COMMITTEE REPORTS

Wandayi wants committee reports to become law

He says failure by the executive to implement the verdicts of the committees has led to increased impunity

In Summary

•Wandayi says that the recommendations of the house committees should have force of law after a specified time should implementers fail to act

•He also decried 'frivolous' and 'suspect' amendments of stinging recommendations during house debates.

PAC chairman Opiyo Wandayi during a past commitee meeting
Image: COURTESY

Recommendations by parliamentary committees should come into force automatically even if those required to implement them fail to do so, an MP has proposed.

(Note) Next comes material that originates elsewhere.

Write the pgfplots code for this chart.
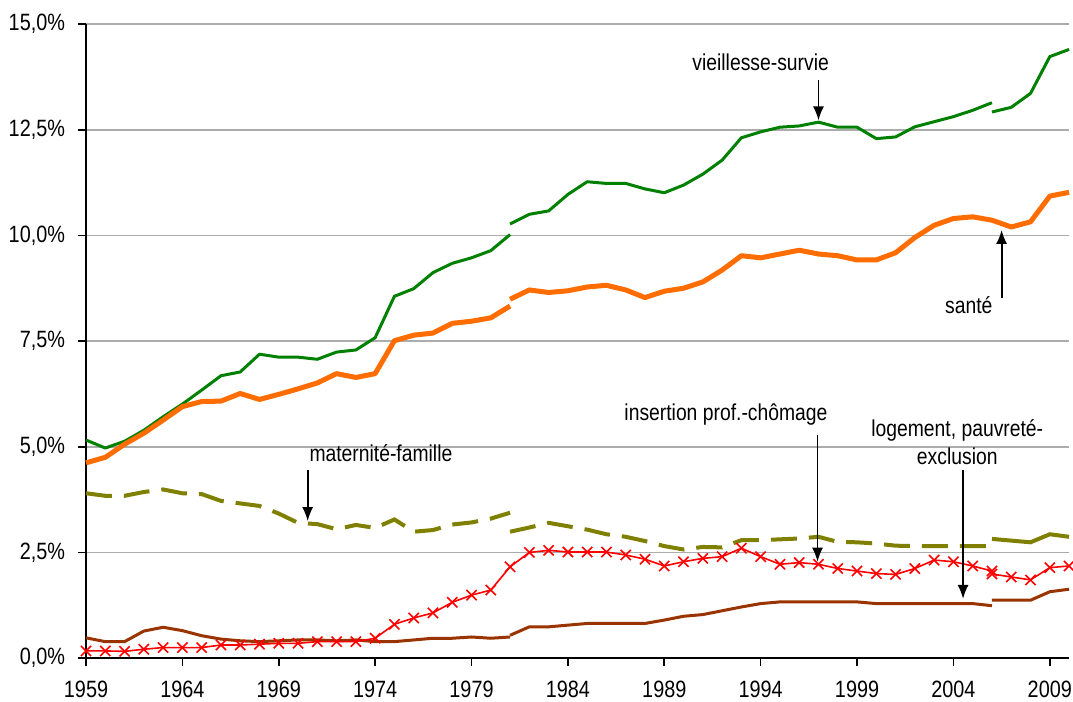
\documentclass[border=0pt]{standalone}
\usepackage{fontspec}
\setmainfont{Liberation Sans}[FakeStretch=0.84]
\usepackage{pgfplots}
\pgfplotsset{compat=1.18}
\usetikzlibrary{arrows.meta}
\definecolor{cGreen}{RGB}{0,128,0}
\definecolor{cOrange}{RGB}{255,108,0}
\definecolor{cOlive}{RGB}{128,128,0}
\definecolor{cRed}{RGB}{255,0,0}
\definecolor{cBrown}{RGB}{153,51,0}
\begin{document}
\begin{tikzpicture}
\begin{axis}[
  scale only axis, width=491.5pt, height=317pt,
  xmin=1959, xmax=2010, ymin=0, ymax=15,
  axis x line*=bottom, axis y line*=left,
  xtick={1959,1964,...,2009},
  xticklabels={1959,1964,1969,1974,1979,1984,1989,1994,1999,2004,2009},
  ytick={0,2.5,5,7.5,10,12.5,15},
  yticklabels={{0,0\%},{2,5\%},{5,0\%},{7,5\%},{10,0\%},{12,5\%},{15,0\%}},
  ymajorgrids, grid style={gray!65, line width=0.8pt},
  tick align=outside, major tick length=4pt,
  tick style={black, line width=0.8pt},
  axis line style={black, line width=1pt},
  tick label style={font=\fontsize{11.8}{13}\selectfont},
  xticklabel style={yshift=-4pt},
  yticklabel style={xshift=-3pt},
  clip=false,
]
\coordinate (bbSW) at (rel axis cs:-0.0875,-0.0678);
\coordinate (bbNE) at (rel axis cs:1.004,1.038);
% vieillesse-survie
\pgfplotsset{gstyle/.style={cGreen, line width=1.5pt, line join=round}}
\addplot[gstyle] coordinates {(1959,5.16)(1960,4.97)(1961,5.13)(1962,5.39)(1963,5.71)(1964,6.01)(1965,6.34)(1966,6.68)(1967,6.77)(1968,7.19)(1969,7.12)(1970,7.12)(1971,7.07)(1972,7.24)(1973,7.29)(1974,7.58)(1975,8.56)(1976,8.74)(1977,9.12)(1978,9.34)(1979,9.47)(1980,9.64)(1981,10.02)};
\addplot[gstyle] coordinates {(1981,10.27)(1982,10.50)(1983,10.58)(1984,10.97)(1985,11.27)(1986,11.23)(1987,11.23)(1988,11.10)(1989,11.01)(1990,11.19)(1991,11.45)(1992,11.78)(1993,12.31)(1994,12.45)(1995,12.56)(1996,12.59)(1997,12.68)(1998,12.56)(1999,12.56)(2000,12.29)(2001,12.33)(2002,12.57)(2003,12.69)(2004,12.81)(2005,12.96)(2006,13.14)};
\addplot[gstyle] coordinates {(2006,12.92)(2007,13.03)(2008,13.36)(2009,14.23)(2010,14.40)};
% sante
\pgfplotsset{ostyle/.style={cOrange, line width=2.5pt, line join=round}}
\addplot[ostyle] coordinates {(1959,4.62)(1960,4.75)(1961,5.06)(1962,5.32)(1963,5.63)(1964,5.95)(1965,6.07)(1966,6.08)(1967,6.26)(1968,6.12)(1969,6.24)(1970,6.37)(1971,6.51)(1972,6.73)(1973,6.64)(1974,6.73)(1975,7.51)(1976,7.64)(1977,7.69)(1978,7.92)(1979,7.97)(1980,8.05)(1981,8.33)};
\addplot[ostyle] coordinates {(1981,8.49)(1982,8.71)(1983,8.65)(1984,8.69)(1985,8.78)(1986,8.82)(1987,8.71)(1988,8.53)(1989,8.68)(1990,8.75)(1991,8.90)(1992,9.18)(1993,9.52)(1994,9.47)(1995,9.56)(1996,9.65)(1997,9.56)(1998,9.52)(1999,9.42)(2000,9.42)(2001,9.59)(2002,9.95)(2003,10.24)(2004,10.40)(2005,10.44)(2006,10.36)(2007,10.20)(2008,10.32)(2009,10.93)(2010,11.02)};
% maternite-famille
\pgfplotsset{mstyle/.style={cOlive, line width=2pt, dash pattern=on 13pt off 6pt}}
\addplot[mstyle] coordinates {(1959,3.90)(1960,3.84)(1961,3.84)(1962,3.93)(1963,3.99)(1964,3.90)(1965,3.88)(1966,3.72)(1967,3.66)(1968,3.60)(1969,3.42)(1970,3.20)(1971,3.17)(1972,3.05)(1973,3.15)(1974,3.08)(1975,3.28)(1976,2.99)(1977,3.03)(1978,3.16)(1979,3.21)(1980,3.30)(1981,3.44)};
\addplot[mstyle] coordinates {(1981,2.99)(1982,3.09)(1983,3.20)(1984,3.12)(1985,3.04)(1986,2.93)(1987,2.87)(1988,2.77)(1989,2.65)(1990,2.57)(1991,2.63)(1992,2.62)(1993,2.79)(1994,2.79)(1995,2.81)(1996,2.83)(1997,2.87)(1998,2.75)(1999,2.74)(2000,2.71)(2001,2.66)(2002,2.65)(2003,2.65)(2004,2.65)(2005,2.65)(2006,2.65)};
\addplot[cOlive, line width=2pt] coordinates {(2006,2.82)(2007,2.78)(2008,2.74)(2009,2.93)(2010,2.87)};
% logement
\pgfplotsset{bstyle/.style={cBrown, line width=1.5pt, line join=round}}
\addplot[bstyle] coordinates {(1959,0.48)(1960,0.39)(1961,0.39)(1962,0.64)(1963,0.73)(1964,0.65)(1965,0.53)(1966,0.45)(1967,0.41)(1968,0.39)(1969,0.41)(1970,0.43)(1971,0.43)(1972,0.41)(1973,0.43)(1974,0.39)(1975,0.39)(1976,0.43)(1977,0.47)(1978,0.47)(1979,0.50)(1980,0.47)(1981,0.50)};
\addplot[bstyle] coordinates {(1981,0.54)(1982,0.74)(1983,0.74)(1984,0.78)(1985,0.82)(1986,0.82)(1987,0.82)(1988,0.82)(1989,0.90)(1990,0.99)(1991,1.03)(1992,1.12)(1993,1.21)(1994,1.29)(1995,1.33)(1996,1.33)(1997,1.33)(1998,1.33)(1999,1.33)(2000,1.29)(2001,1.29)(2002,1.29)(2003,1.29)(2004,1.29)(2005,1.29)(2006,1.24)};
\addplot[bstyle] coordinates {(2006,1.37)(2007,1.37)(2008,1.37)(2009,1.57)(2010,1.63)};
% insertion prof.-chomage
\pgfplotsset{rstyle/.style={cRed, line width=0.8pt, mark=x, mark size=3.6pt, mark options={line width=0.8pt}}}
\addplot[rstyle] coordinates {(1959,0.17)(1960,0.17)(1961,0.16)(1962,0.21)(1963,0.25)(1964,0.25)(1965,0.25)(1966,0.31)(1967,0.31)(1968,0.33)(1969,0.35)(1970,0.35)(1971,0.39)(1972,0.39)(1973,0.39)(1974,0.47)(1975,0.80)(1976,0.95)(1977,1.07)(1978,1.32)(1979,1.49)(1980,1.61)(1981,2.16)(1982,2.50)(1983,2.55)(1984,2.51)(1985,2.51)(1986,2.51)(1987,2.44)(1988,2.34)(1989,2.18)(1990,2.28)(1991,2.36)(1992,2.40)(1993,2.60)(1994,2.40)(1995,2.22)(1996,2.26)(1997,2.22)(1998,2.12)(1999,2.06)(2000,2.00)(2001,1.98)(2002,2.12)(2003,2.32)(2004,2.28)(2005,2.18)(2006,2.06)};
\addplot[rstyle] coordinates {(2006,1.99)(2007,1.92)(2008,1.85)(2009,2.14)(2010,2.18)};
% annotations
\tikzset{ann/.style={font=\fontsize{11.5}{14}\selectfont, inner sep=0pt, align=center},
         aarr/.style={-{Latex[length=7pt,width=5.5pt]}, line width=0.9pt, black}}
\node[ann] at (axis cs:1994.0,14.1) {vieillesse-survie};
\draw[aarr] (axis cs:1997,13.67) -- (axis cs:1997,12.72);
\node[ann] at (axis cs:2004.8,8.35) {santé};
\draw[aarr] (axis cs:2006.5,8.52) -- (axis cs:2006.5,10.13);
\node[ann] at (axis cs:1974.3,4.85) {maternité-famille};
\draw[aarr] (axis cs:1970.5,4.45) -- (axis cs:1970.5,3.24);
\node[ann] at (axis cs:1992.2,5.77) {insertion prof.-chômage};
\draw[aarr] (axis cs:1996.95,5.28) -- (axis cs:1996.95,2.28);
\node[ann] at (axis cs:2004.2,5.11) {logement, pauvreté-\\exclusion};
\draw[aarr] (axis cs:2004.5,4.45) -- (axis cs:2004.5,1.40);
\end{axis}
\pgfresetboundingbox
\path[use as bounding box] (bbSW) rectangle (bbNE);
\end{tikzpicture}
\end{document}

National Assembly's Public Accounts Committee chairman Opiyo Wandayi says the law should be changed so that once a committee makes recommendations in its report and the executive agencies required to implement them fail to act after sometime, say six months, the recommendations automatically take effect. 

Wandayi said that Parliament's role in combating graft is often impeded by the fact that its committees are only allowed to make recommendations, which are then passed to other agents of the executive to effect.

 

He spoke during an exclusive interview on Wednesday.

"We only investigate, write reports with punitive recommendations as some cases maybe, but our work ends there. Other agents of the state are required to take over but in most cases, they fail to execute them extensively or even don't act at all," he said.

There have been numerous cases where parliamentary committees find public officials with questions to answer on their role in office and recommend punitive actions, among them being barred from holding public office after due process but no action is eventually taken. 

A case in point is Kirinyaga Governor Anne Waiguru who, when serving as Devolution CS, the house watchdog committee recommend she should be barred from holding public office. 

The complaints by the Ugunja lawmaker add to that of House Speaker Justin Muturi who, last month, whined that the work of the legislature is affected by the lackluster and sometimes outright non-implementation by the agents of the executive.

Muturi had also hinted that laws could be changed to allow sleuths from DCI and EACC attend committee sittings when public officers give evidence as part of expediting the war against sleaze. 

WAndayi also said the effectiveness of his, just as other committees, is impeded by extraneous interests sometimes at play during debates of their reports in the plenary, with their recommendations watered down and even generalised.

 

For example, Wandayi said, his committee's version of IEBC report which described how perverse corruption at the electoral agency was in the last general election and recommended tough action as remedies, was watered down through amendments at the floor of the house during plenary. 

"Our version of the report was revolutionary and made recommendations which would have been far-reaching in cleaning the mess at the agency and having people take responsibility. But other interest got in saw it amended," he said.

The report had required the agency to be disbanded and the commissioners as well as a number of accounting officers taken to task over what it found as inflation of the cost of the two elections in 2017.